**PROBLEM REQUIREMENTS:** Check each line for the word "React" and report how many have it. Give nothing else.

★ ★ ★ ★ ★

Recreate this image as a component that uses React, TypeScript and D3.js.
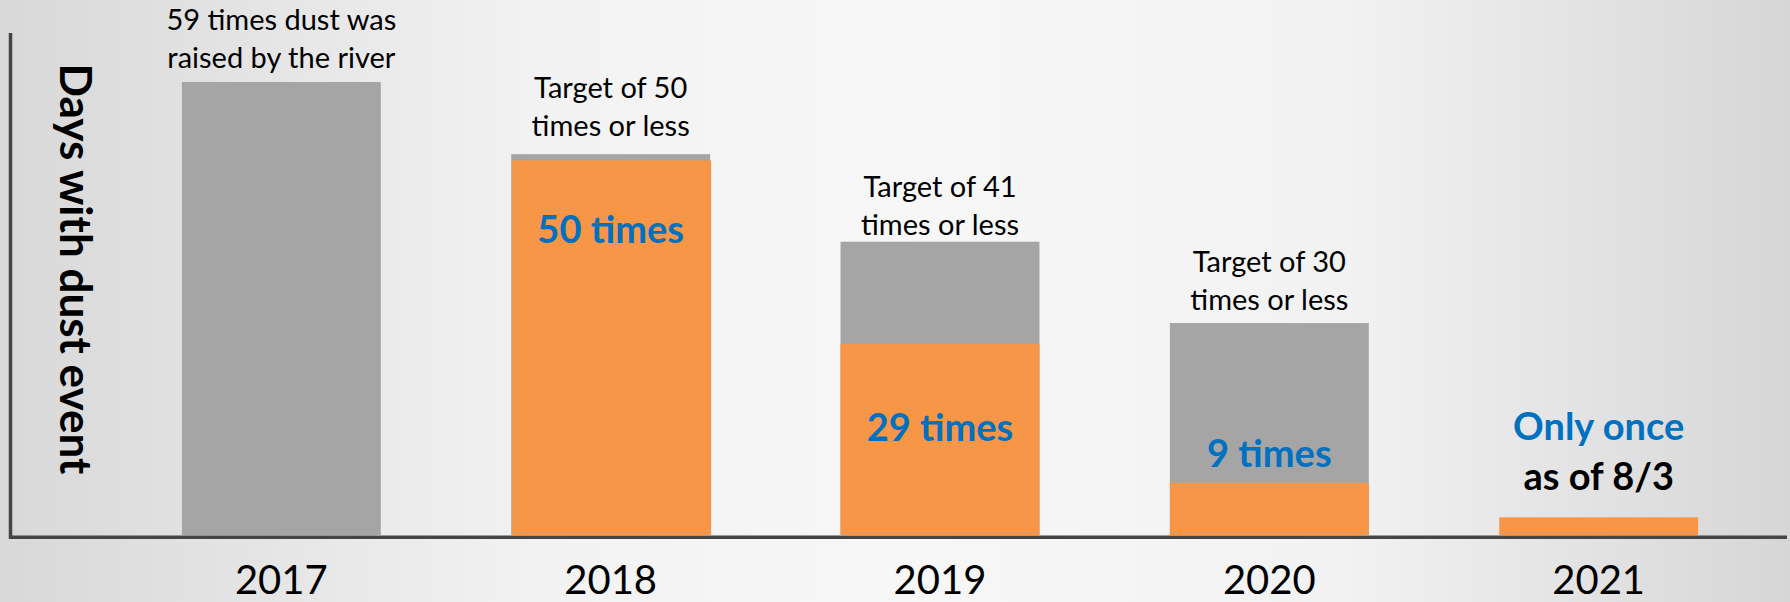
import React from 'react'
import { scaleBand, scaleLinear } from 'd3'

// categories
const years = ['2017', '2018', '2019', '2020', '2021']
// grey bars: the target (2017 = the full count), height as drawn
const targetValues = [59, 49.6, 38.2, 27.6, 0]
// orange bars: actual dust days, height as drawn
const actualValues = [0, 48.8, 24.9, 6.8, 2.3]
// notes above the bars
const topNotes = [
  ['59 times dust was', 'raised by the river'],
  ['Target of 50', 'times or less'],
  ['Target of 41', 'times or less'],
  ['Target of 30', 'times or less'],
  [],
]
const countLabels = ['', '50 times', '29 times', '9 times', 'Only once']
const extraNote = ['', '', '', '', 'as of 8/3']

const W = 1790
const H = 602
const base = 535
const font = 'Lato, "Open Sans", sans-serif'

// baseline of the last note line, measured up from the bar top
const noteGap = [14, 18, 7, 13, 0]
// baseline of the count label in px
const countY = [0, 243, 441, 467, 440]

const App = () => {
  const x = scaleBand().domain(years).range([116, 1764]).paddingInner(0.396).paddingOuter(0.2)
  const y = scaleLinear().domain([0, 59]).range([base, 82])
  const bw = x.bandwidth()

  const greyBars = years.map((yr, i) => targetValues[i] > 0 ? (
    <rect key={'g' + yr} x={x(yr)} y={y(targetValues[i])} width={bw}
      height={base - y(targetValues[i])} fill='#a5a5a5' />
  ) : null)

  const orangeBars = years.map((yr, i) => actualValues[i] > 0 ? (
    <rect key={'o' + yr} x={x(yr)! + (i === 1 ? 1 : 0)} y={y(actualValues[i])} width={bw}
      height={base - y(actualValues[i])} fill='#f79646' />
  ) : null)

  const notes = years.map((yr, i) => {
    const lines = topNotes[i]
    if (!lines.length) return null
    const cx = x(yr)! + bw / 2
    const last = y(targetValues[i]) - noteGap[i]
    return (
      <text key={'n' + yr} x={cx} textAnchor='middle' fontSize={29} fill='#000' fontFamily={font}>
        {lines.map((l, j) => (
          <tspan key={j} x={cx} y={last - (lines.length - 1 - j) * 38}>{l}</tspan>
        ))}
      </text>
    )
  })

  const counts = years.map((yr, i) => countLabels[i] ? (
    <g key={'c' + yr}>
      <text x={x(yr)! + bw / 2} y={countY[i]} textAnchor='middle' fontSize={38}
        fontWeight='bold' fill='#0070c0' fontFamily={font}>{countLabels[i]}</text>
      {extraNote[i] && (
        <text x={x(yr)! + bw / 2} y={countY[i] + 50} textAnchor='middle' fontSize={38}
          fontWeight='bold' fill='#000' fontFamily={font}>{extraNote[i]}</text>
      )}
    </g>
  ) : null)

  const yearLabels = years.map(yr => (
    <text key={'y' + yr} x={x(yr)! + bw / 2} y={594} textAnchor='middle' fontSize={40}
      fill='#000' fontFamily={font}>{yr}</text>
  ))

  return (
    <div style={{ position: 'fixed', left: 0, top: 0 }}>
      <svg width={W} height={H} viewBox={`0 0 ${W} ${H}`} style={{ display: 'block' }}>
        <defs>
          <linearGradient id='bg' x1='0' x2='1' y1='0' y2='0'>
            <stop offset='0' stopColor='#d8d8d8' />
            <stop offset='0.3' stopColor='#f2f2f2' />
            <stop offset='0.5' stopColor='#f7f7f7' />
            <stop offset='0.75' stopColor='#f2f2f2' />
            <stop offset='1' stopColor='#d6d6d6' />
          </linearGradient>
        </defs>
        <rect x={0} y={0} width={W} height={H} fill='url(#bg)' />
        {greyBars}
        {orangeBars}
        <path d={`M10.5,33 V537.3 H1787`} fill='none' stroke='#454545' strokeWidth={3.5} />
        {notes}
        {counts}
        {yearLabels}
        <text transform='translate(60,269) rotate(90)' textAnchor='middle' fontSize={44}
          fontWeight='bold' fill='#000' fontFamily={font}>Days with dust event</text>
      </svg>
    </div>
  )
}

export default App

★ ★ ★ ★ ★

**PROBLEM SOLUTION:** 2